Not one part of Orville’s get up, let alone how his band is dressed in serious cowboy attire, is chintzy.
Everything in the presentation for this live show is purposeful, making sure that you know without a doubt that Orville means serious business, and the showmanship, the songs are invoking serious country music, with a wide range of influences, and you’d better take notice.
Orville has a modern take on all things country, with a tip of the hat to the glory days of the genre, and absolutely nothing to do with the country pop that makes most headlines in the present day.
Weeks before Orville and his band would take stage at Lincoln Hall, I did some serious country searching on lists and online boards, in Billboard Magazine, and country journals. Nary a mention of him anywhere, making me wonder what the fuck is going on in the world of country music, in the world of country music critics.
Like everything else I discover when it comes to music in general, no matter what the genre: it’s their loss. No sympathy for the wimps who can’t and won’t discover new music.
So how did I first hear about the wonderment that is Orville Peck? Through Sirius XM Radio about six months back, and the the Saturday morning show on Sirius XMU called the “Download 15”, with the song “Turn to Hate”, which by all intent and purposes, is a show that basically covers all things Alt Rock and Indie, and not anything country related.
So here’s a guy who has breached that show with his take on country torch songs mixed with some rockabilly, some southern gothic, and dare I say when it comes to instrumentals in the mix, a bit of a post punkish attitude.
Now that says a lot about the man and his music, on full display at Lincoln Hall throughout his set.
Godamn if at times it felt like Lincoln Hall and the main floor was in the midst of a genuine honky tonk throwdown, even with the devoted LGBTQ heavy audience, who came out on this Saturday night with their own takes of serious fringe masks, peppered with an array of proud and in the moment drag queens in full regalia.
Clearly this was going to be a night of genuine fun and celebration- songs from the heart with a whipsmart band, an audience that enthusiastically approves of everything that’s “Orville”, and a special night that you can say from here and into the future- that you saw Orville Peck before he broke huge, playing to an intimate crowd at an intimate venue back in the day.
So suffice it to say that this show tonight was something special from beginning to end.

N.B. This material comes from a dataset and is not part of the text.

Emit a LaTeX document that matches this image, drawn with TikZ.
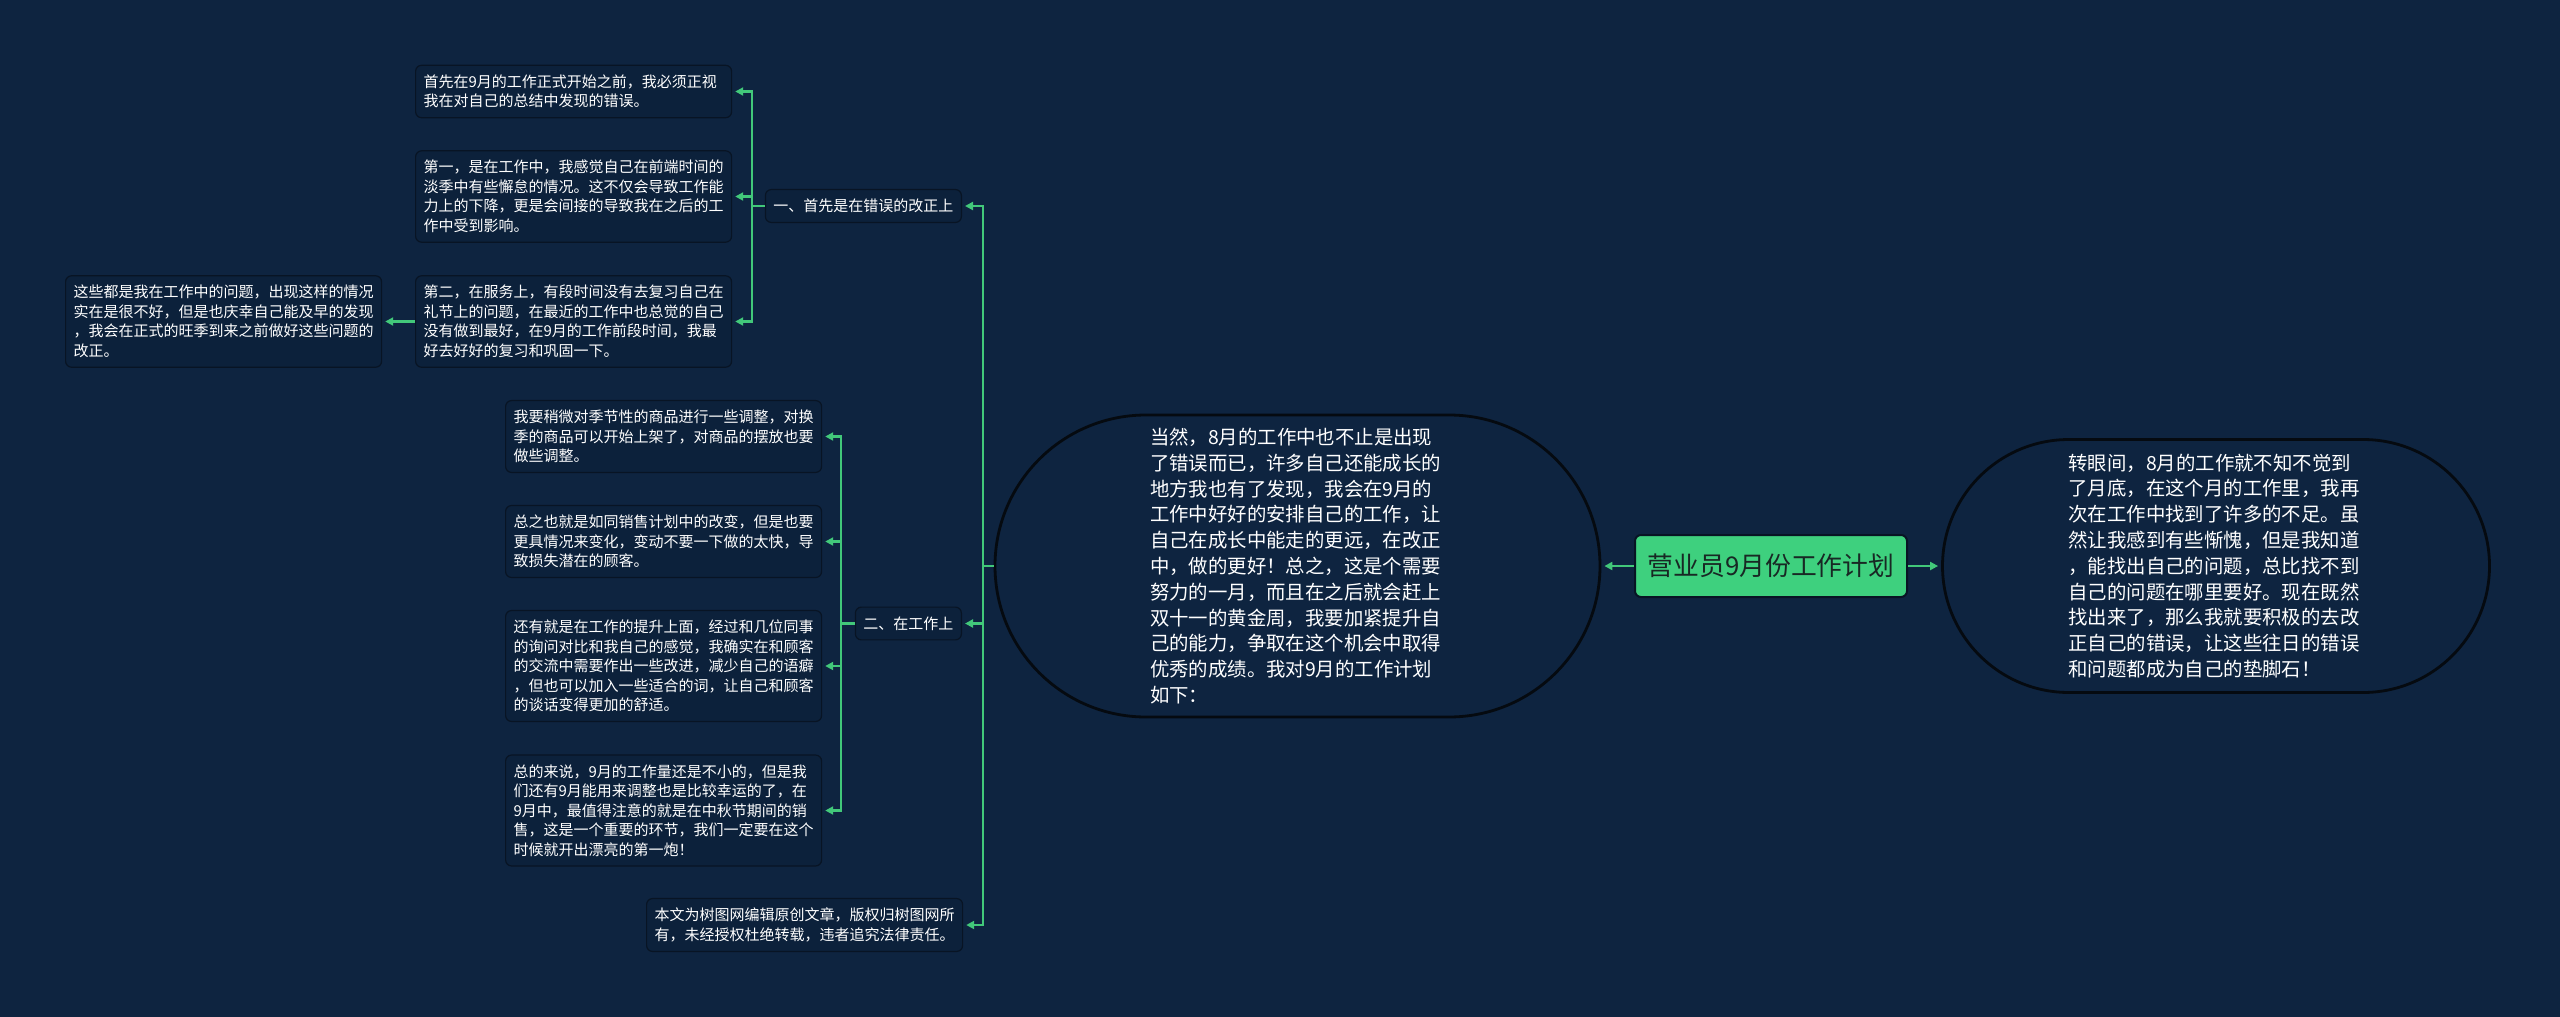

Have to say I’m forever grateful to the packed crowd at the front of the stage, allowing me to to come into their domain rather late, and allowing me to shoot three songs and exit stage right. I never like to do this, trying my best to arrive on time and secure a place without much fuss. Previous commitments at another venue wouldn’t make that happen tonight for Orville’s show. I bring this up for a reason- Orville’s fans, the faithfully devoted, are extra special. Treat them and everyone for that matter, with kindness and genuine appreciation, no matter what the circumstances, and they will reciprocate.
Orville Peck- a guy who embraces his sexuality, sings from the heart, has stories that tell you clearly he’s “been there, done that”, revitalizing a genre of music that is so sorely needed.
How refreshing is this.
I can only imagine a couple years from now, when his shows allow for a bigger budget will be like.
Put it this way: it’s gonna be a show of shows, traditional country music be damned. And I for one will be on the front lines and can’t wait for that.